Now for some interior art from Power Girl to have a look at. This page is everything good about Conner's art all in one. All those thing I've already talked about are clearly present, but with this interior page you get a sense of her ability to tell a story. Its a simple scene, really, and that's really what makes it great. An entire story essentially happens in this one page, all by itself. There's no need to see the pages before or after to know what's going on, or to follow along in time.
The real key to seeing how strong Conner's storytelling here is this: Look at the page without the word balloons. Just the images. Does the meaning change? Are you, as a reader, missing something without the words? In this case, not at all. Obviously, the words add to the fun of it, but they are in no way necessary to the overall page and that is a true mark of a great storyteller.

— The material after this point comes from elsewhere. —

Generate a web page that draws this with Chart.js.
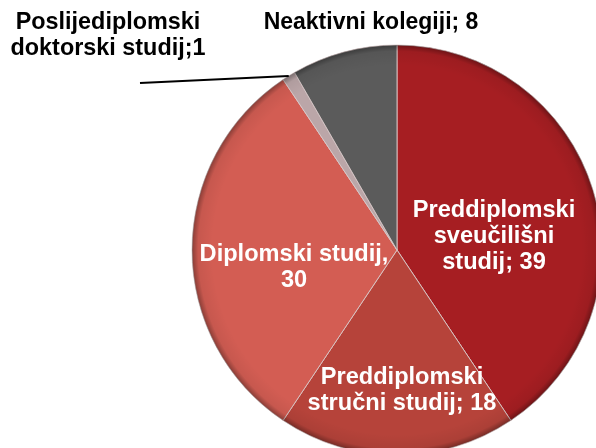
<!DOCTYPE html>
<html lang="hr">
<head>
  <meta charset="UTF-8">
  <title>Kolegiji po studijima</title>
  <script src="https://cdn.jsdelivr.net/npm/chart.js"></script>
  <style>
    body, html {
      margin: 0;
      padding: 0;
      overflow: hidden;
      background: #ffffff;
    }
    #wrap {
      width: 596px;
      height: 448px;
    }
  </style>
</head>
<body>
  <div id="wrap"><canvas id="pieChart"></canvas></div>

  <script>
    // Data
    const categories = [
      'Preddiplomski sveučilišni studij',
      'Preddiplomski stručni studij',
      'Diplomski studij',
      'Poslijediplomski doktorski studij',
      'Neaktivni kolegiji'
    ];
    const counts = [39, 18, 30, 1, 8];
    // label text as printed on the chart
    const labelLines = [
      ['Preddiplomski', 'sveučilišni', 'studij; 39'],
      ['Preddiplomski', 'stručni studij; 18'],
      ['Diplomski studij,', '30'],
      ['Poslijediplomski', 'doktorski studij;1'],
      ['Neaktivni kolegiji; 8']
    ];
    const sliceColors = ['#a61e22', '#b6433a', '#d35d53', '#bba6a8', '#5b5b5b'];

    // label placement relative to pie centre (dx, dy of text block centre), colour, font size
    const labelPlace = [
      { dx: 97, dy: -14, color: '#ffffff', size: 23.6 },
      { dx: 5, dy: 140, color: '#ffffff', size: 23.6 },
      { dx: -103, dy: 17, color: '#ffffff', size: 23.6 },
      { dx: -289, dy: -214, color: '#000000', size: 23.4, leader: { dx: -257, dy: -167 } },
      { dx: -26, dy: -227, color: '#000000', size: 23 }
    ];

    // darker rim to imitate the bevelled look
    const bevelPlugin = {
      id: 'bevel',
      afterDatasetsDraw(chart) {
        const ctx = chart.ctx;
        const arcs = chart.getDatasetMeta(0).data;
        arcs.forEach(arc => {
          const { x, y, startAngle, endAngle, outerRadius } = arc.getProps(['x', 'y', 'startAngle', 'endAngle', 'outerRadius'], true);
          const g = ctx.createRadialGradient(x, y, outerRadius * 0.9, x, y, outerRadius);
          g.addColorStop(0, 'rgba(0,0,0,0)');
          g.addColorStop(0.7, 'rgba(0,0,0,0.06)');
          g.addColorStop(1, 'rgba(0,0,0,0.35)');
          ctx.save();
          ctx.beginPath();
          ctx.moveTo(x, y);
          ctx.arc(x, y, outerRadius, startAngle, endAngle);
          ctx.closePath();
          ctx.fillStyle = g;
          ctx.fill();
          ctx.restore();
        });
      }
    };

    const labelPlugin = {
      id: 'sliceLabels',
      afterDraw(chart) {
        const ctx = chart.ctx;
        const arcs = chart.getDatasetMeta(0).data;
        const lineH = 26;
        ctx.save();
        ctx.textAlign = 'center';
        ctx.textBaseline = 'middle';
        arcs.forEach((arc, i) => {
          const { x, y, startAngle, endAngle, outerRadius } = arc.getProps(['x', 'y', 'startAngle', 'endAngle', 'outerRadius'], true);
          const p = labelPlace[i];
          const lines = labelLines[i];
          if (p.leader) {
            const mid = (startAngle + endAngle) / 2;
            ctx.beginPath();
            ctx.moveTo(x + p.leader.dx, y + p.leader.dy);
            ctx.lineTo(x + Math.cos(mid) * outerRadius, y + Math.sin(mid) * outerRadius);
            ctx.strokeStyle = '#000000';
            ctx.lineWidth = 2;
            ctx.stroke();
          }
          ctx.font = 'bold ' + p.size + 'px "Liberation Sans", Arial, sans-serif';
          ctx.fillStyle = p.color;
          const top = y + p.dy - (lines.length - 1) * lineH / 2;
          lines.forEach((t, k) => {
            ctx.fillText(t, x + p.dx, top + k * lineH);
          });
        });
        ctx.restore();
      }
    };

    const ctx = document.getElementById('pieChart').getContext('2d');
    new Chart(ctx, {
      type: 'pie',
      data: {
        labels: categories,
        datasets: [{
          data: counts,
          backgroundColor: sliceColors,
          borderColor: 'rgba(215, 200, 200, 0.9)',
          borderWidth: 1
        }]
      },
      options: {
        responsive: true,
        maintainAspectRatio: false,
        animation: false,
        radius: 205,
        layout: {
          padding: { left: 198, top: 52, right: 0, bottom: 0 }
        },
        plugins: {
          legend: { display: false },
          tooltip: { enabled: false }
        }
      },
      plugins: [bevelPlugin, labelPlugin]
    });
  </script>
</body>
</html>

Here's another small piece from Power Girl. Here you can again see Conner's simpler use of line, but this sequence, to me at least, is all about a different kind of emotion that isn't necessarily noticeable the very first time you read it. Those little guys on the plate, watch them through each panel. They have no faces and are only triangles, but Conner brings them to life. Shock, terror, and relief all happen in three panels with no faces on them at all, just lines to show they're shaking overall shape.
It looks simple, and in many ways, it is, but this is a skill of storytelling that is important to know and be able to see. When many artists think about comics, there's very little respect given to the work and craft necessary to actually tell a story well. A single image is one thing, but the ability to draw a whole story, with or without words, and coherently move things along from one moment to the next is not an easy skill. The beauty of it really comes from artists like Conner if only because of how easy she makes it seem.

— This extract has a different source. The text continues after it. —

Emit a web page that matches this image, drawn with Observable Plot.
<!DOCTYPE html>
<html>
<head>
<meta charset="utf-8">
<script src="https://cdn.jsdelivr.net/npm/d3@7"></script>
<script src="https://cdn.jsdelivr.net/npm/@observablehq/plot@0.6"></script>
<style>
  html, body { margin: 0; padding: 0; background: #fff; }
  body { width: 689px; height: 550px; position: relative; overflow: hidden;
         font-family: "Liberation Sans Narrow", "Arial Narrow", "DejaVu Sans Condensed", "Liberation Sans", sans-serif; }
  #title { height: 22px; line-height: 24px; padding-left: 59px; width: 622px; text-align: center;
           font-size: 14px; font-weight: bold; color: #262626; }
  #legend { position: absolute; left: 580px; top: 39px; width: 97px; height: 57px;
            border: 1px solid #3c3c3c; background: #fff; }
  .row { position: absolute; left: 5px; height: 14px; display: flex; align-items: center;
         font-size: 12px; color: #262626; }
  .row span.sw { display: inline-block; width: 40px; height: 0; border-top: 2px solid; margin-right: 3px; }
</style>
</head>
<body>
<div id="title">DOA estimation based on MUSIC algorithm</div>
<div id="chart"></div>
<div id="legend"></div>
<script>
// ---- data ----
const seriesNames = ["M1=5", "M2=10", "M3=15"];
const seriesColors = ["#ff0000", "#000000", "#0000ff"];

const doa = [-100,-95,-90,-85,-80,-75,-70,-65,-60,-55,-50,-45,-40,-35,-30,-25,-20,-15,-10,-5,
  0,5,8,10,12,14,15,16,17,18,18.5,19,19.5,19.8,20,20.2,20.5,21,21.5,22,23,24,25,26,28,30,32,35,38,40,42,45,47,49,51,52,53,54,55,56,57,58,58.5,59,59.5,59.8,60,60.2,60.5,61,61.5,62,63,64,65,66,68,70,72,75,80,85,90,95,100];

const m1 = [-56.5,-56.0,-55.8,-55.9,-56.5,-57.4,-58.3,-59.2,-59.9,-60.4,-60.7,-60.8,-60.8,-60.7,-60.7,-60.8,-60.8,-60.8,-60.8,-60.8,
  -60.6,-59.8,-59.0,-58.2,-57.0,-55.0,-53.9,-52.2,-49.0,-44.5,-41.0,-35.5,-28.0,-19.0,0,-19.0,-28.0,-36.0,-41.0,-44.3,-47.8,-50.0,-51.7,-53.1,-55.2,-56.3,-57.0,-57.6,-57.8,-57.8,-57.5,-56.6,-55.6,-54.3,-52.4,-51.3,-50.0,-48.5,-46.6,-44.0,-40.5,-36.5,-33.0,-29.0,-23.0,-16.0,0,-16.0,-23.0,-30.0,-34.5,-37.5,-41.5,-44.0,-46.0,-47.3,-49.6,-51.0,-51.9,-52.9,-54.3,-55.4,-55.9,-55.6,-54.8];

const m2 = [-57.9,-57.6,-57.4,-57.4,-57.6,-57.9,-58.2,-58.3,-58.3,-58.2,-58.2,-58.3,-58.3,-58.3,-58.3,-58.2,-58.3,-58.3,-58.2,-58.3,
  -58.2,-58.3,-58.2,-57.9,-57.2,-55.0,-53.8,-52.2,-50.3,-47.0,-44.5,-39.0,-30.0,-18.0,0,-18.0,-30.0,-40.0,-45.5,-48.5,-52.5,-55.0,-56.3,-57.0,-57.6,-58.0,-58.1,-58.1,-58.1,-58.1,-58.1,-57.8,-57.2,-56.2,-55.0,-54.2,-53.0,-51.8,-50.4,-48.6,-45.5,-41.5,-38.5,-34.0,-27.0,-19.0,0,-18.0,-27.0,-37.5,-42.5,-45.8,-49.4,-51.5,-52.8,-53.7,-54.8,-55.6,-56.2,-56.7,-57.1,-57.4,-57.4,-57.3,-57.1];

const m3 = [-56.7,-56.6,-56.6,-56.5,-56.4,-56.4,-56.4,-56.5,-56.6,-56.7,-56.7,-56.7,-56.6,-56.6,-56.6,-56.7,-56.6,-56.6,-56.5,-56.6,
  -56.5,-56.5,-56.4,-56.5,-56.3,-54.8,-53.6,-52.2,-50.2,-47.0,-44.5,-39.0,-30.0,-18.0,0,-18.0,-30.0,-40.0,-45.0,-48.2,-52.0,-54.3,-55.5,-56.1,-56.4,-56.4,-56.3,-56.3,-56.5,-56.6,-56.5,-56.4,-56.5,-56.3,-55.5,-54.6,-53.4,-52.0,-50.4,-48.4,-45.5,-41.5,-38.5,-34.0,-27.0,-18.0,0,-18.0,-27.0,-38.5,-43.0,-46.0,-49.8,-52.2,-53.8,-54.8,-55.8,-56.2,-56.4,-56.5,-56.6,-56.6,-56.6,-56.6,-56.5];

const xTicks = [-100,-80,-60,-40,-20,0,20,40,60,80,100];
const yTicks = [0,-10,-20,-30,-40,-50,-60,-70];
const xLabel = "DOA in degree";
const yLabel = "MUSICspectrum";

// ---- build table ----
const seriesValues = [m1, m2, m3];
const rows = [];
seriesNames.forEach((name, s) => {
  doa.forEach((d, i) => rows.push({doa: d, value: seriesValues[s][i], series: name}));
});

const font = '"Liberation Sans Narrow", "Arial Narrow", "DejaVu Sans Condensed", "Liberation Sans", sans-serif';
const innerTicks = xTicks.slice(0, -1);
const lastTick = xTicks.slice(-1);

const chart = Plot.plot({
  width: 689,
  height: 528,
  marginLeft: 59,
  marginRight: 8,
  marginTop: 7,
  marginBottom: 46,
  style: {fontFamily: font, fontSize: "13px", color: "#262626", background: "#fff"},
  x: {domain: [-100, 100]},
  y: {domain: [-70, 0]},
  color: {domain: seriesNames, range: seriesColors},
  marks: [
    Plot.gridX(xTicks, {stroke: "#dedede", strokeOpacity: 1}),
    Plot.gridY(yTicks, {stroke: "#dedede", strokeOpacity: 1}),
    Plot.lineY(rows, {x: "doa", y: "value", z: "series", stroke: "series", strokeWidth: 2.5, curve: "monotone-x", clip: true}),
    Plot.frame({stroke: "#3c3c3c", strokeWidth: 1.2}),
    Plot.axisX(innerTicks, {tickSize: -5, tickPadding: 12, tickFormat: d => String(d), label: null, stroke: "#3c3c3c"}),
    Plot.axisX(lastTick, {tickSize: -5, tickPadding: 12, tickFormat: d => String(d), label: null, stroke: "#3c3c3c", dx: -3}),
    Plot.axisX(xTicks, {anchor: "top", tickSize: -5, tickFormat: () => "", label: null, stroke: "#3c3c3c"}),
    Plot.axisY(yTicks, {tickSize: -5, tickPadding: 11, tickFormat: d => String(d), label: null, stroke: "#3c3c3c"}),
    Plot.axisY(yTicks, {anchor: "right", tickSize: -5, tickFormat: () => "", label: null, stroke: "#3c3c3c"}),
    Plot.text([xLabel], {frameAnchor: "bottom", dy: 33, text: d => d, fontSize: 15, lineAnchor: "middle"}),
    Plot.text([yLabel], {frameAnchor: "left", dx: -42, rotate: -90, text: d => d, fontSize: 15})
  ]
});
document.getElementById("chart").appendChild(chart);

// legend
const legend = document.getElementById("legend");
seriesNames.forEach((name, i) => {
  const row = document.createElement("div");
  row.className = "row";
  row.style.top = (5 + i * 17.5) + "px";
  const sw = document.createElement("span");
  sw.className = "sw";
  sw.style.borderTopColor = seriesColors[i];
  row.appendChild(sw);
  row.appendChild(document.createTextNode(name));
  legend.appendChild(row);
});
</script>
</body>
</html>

And here's one final image from Power Girl. Again, I can't say much here I haven't already. But I felt like this was one more worth showing, because this is another fairly simple sequence that just exudes emotion. And really, if you haven't done that exact same thing in your life and felt the same way she is there, I'm pretty sure you aren't human.

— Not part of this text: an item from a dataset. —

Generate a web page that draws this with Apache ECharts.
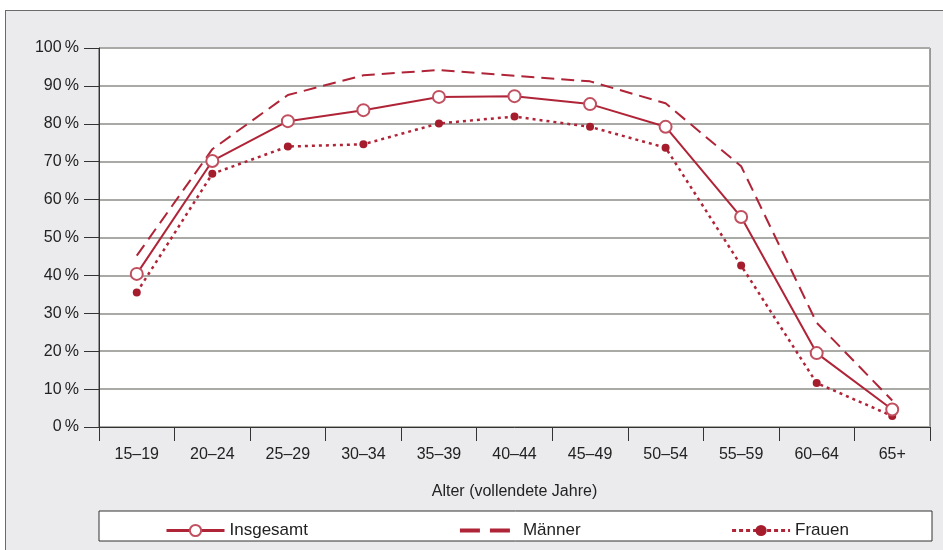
<!DOCTYPE html>
<html>
<head>
<meta charset="utf-8">
<script src="https://cdn.jsdelivr.net/npm/echarts@6/dist/echarts.min.js"></script>
<style>
  html, body { margin: 0; padding: 0; background: #fff; }
  #wrap { position: relative; width: 943px; height: 550px; overflow: hidden; }
  #frame { position: absolute; left: 5px; top: 10px; width: 960px; height: 600px;
           background: #ebebed; border-top: 1px solid #6a6a6a; border-left: 1px solid #6a6a6a; }
  #chart { position: absolute; left: 0; top: 0; width: 943px; height: 550px; }
</style>
</head>
<body>
<div id="wrap">
  <div id="frame"></div>
  <div id="chart"></div>
</div>
<script>
// Altersgruppen
const ageGroups = ['15–19', '20–24', '25–29', '30–34', '35–39', '40–44', '45–49', '50–54', '55–59', '60–64', '65+'];
// Werte in %
const insgesamt = [40.4, 70.2, 80.7, 83.6, 87.1, 87.3, 85.2, 79.2, 55.4, 19.5, 4.6];
const maenner = [45.2, 73.3, 87.6, 92.8, 94.2, 92.7, 91.2, 85.4, 68.8, 27.5, 7.0];
const frauen = [35.5, 66.8, 74.0, 74.6, 80.1, 81.9, 79.2, 73.7, 42.6, 11.6, 2.9];
const yTicks = [0, 10, 20, 30, 40, 50, 60, 70, 80, 90, 100];

const red = '#b02438';
const font = 'Liberation Sans, Arial, sans-serif';

const chart = echarts.init(document.getElementById('chart'), null, { renderer: 'canvas' });

chart.setOption({
  backgroundColor: 'transparent',
  textStyle: { fontFamily: font },
  grid: {
    left: 99,
    right: 13,
    top: 48,
    bottom: 123,
    show: true,
    backgroundColor: '#fff',
    borderColor: '#444',
    borderWidth: 1,
  },
  graphic: [
    {
      type: 'rect',
      z: 0,
      shape: { x: 99, y: 511, width: 833, height: 30 },
      style: { fill: '#fff', stroke: '#333', lineWidth: 1 },
      silent: true,
    },
  ],
  legend: {
    left: 160,
    top: 517,
    itemGap: 150,
    itemWidth: 58,
    itemHeight: 14,
    z: 5,
    textStyle: { fontSize: 17, color: '#222', fontFamily: font },
    data: [
      { name: 'Insgesamt', lineStyle: { width: 3 } },
      { name: 'Männer', lineStyle: { width: 4, type: [20, 10] }, itemStyle: { opacity: 0 } },
      { name: 'Frauen', lineStyle: { width: 3, type: [4, 3] } },
    ],
  },
  xAxis: {
    type: 'category',
    data: ageGroups,
    boundaryGap: true,
    name: 'Alter (vollendete Jahre)',
    nameLocation: 'middle',
    nameGap: 57,
    nameTextStyle: { fontSize: 16, color: '#222' },
    axisLine: { lineStyle: { color: '#333', width: 1 } },
    axisTick: { show: true, length: 14, interval: 0, lineStyle: { color: '#333' } },
    axisLabel: { fontSize: 16, color: '#222', margin: 20, interval: 0 },
    splitLine: { show: false },
  },
  yAxis: {
    type: 'value',
    min: yTicks[0],
    max: yTicks[yTicks.length - 1],
    interval: 10,
    axisLine: { show: true, lineStyle: { color: '#333', width: 1 } },
    axisTick: { show: true, length: 15, lineStyle: { color: '#333' } },
    axisLabel: {
      fontSize: 16,
      color: '#222',
      margin: 20,
      formatter: (v) => v + '\u2009%',
    },
    splitLine: { show: true, lineStyle: { color: '#a9a9a6', width: 2 } },
  },
  series: [
    {
      name: 'Insgesamt',
      type: 'line',
      data: insgesamt,
      symbol: 'circle',
      symbolSize: 12,
      z: 4,
      lineStyle: { color: red, width: 2 },
      itemStyle: { color: '#fff', borderColor: '#c0505f', borderWidth: 2 },
    },
    {
      name: 'Männer',
      type: 'line',
      data: maenner,
      symbol: 'none',
      z: 3,
      lineStyle: { color: red, width: 2, type: [13, 7] },
      itemStyle: { color: red },
    },
    {
      name: 'Frauen',
      type: 'line',
      data: frauen,
      symbol: 'circle',
      symbolSize: 8,
      z: 3,
      lineStyle: { color: red, width: 2.5, type: [3, 4] },
      itemStyle: { color: '#a51c2c' },
    },
  ],
});
</script>
</body>
</html>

Really, the keys to what make Amanda Conner such a great artist are in her ability to show emotion. But not just in facial expressions, she's an expert at body language doing the same thing. I purposefully didn't show any action panels here, but I feel its necessary to mention that Conner handles those with the same fun and energy she does the more mundane scenes. But, to me at least, its the mundane scenes that really comes together for me with her art. Conner has the ability to give them life and energy and fun, and never is a talking heads scene boring when she's the artist.
Now, unlike the last two artist I've talked about, Conner doesn't have a huge online presence. So really, the best way to see more is to go buy her books. Power Girl is out in trades now, or should be, and its absolutely wonderful all over. Beyond that, The Pro is a great darkly funny take on the superhero concept. She's still working with DC, and while no announcements have currently come for her next book, there's been mention of something down the line soon. So keep an eye out for that, too, because there's no way it won't be worth it.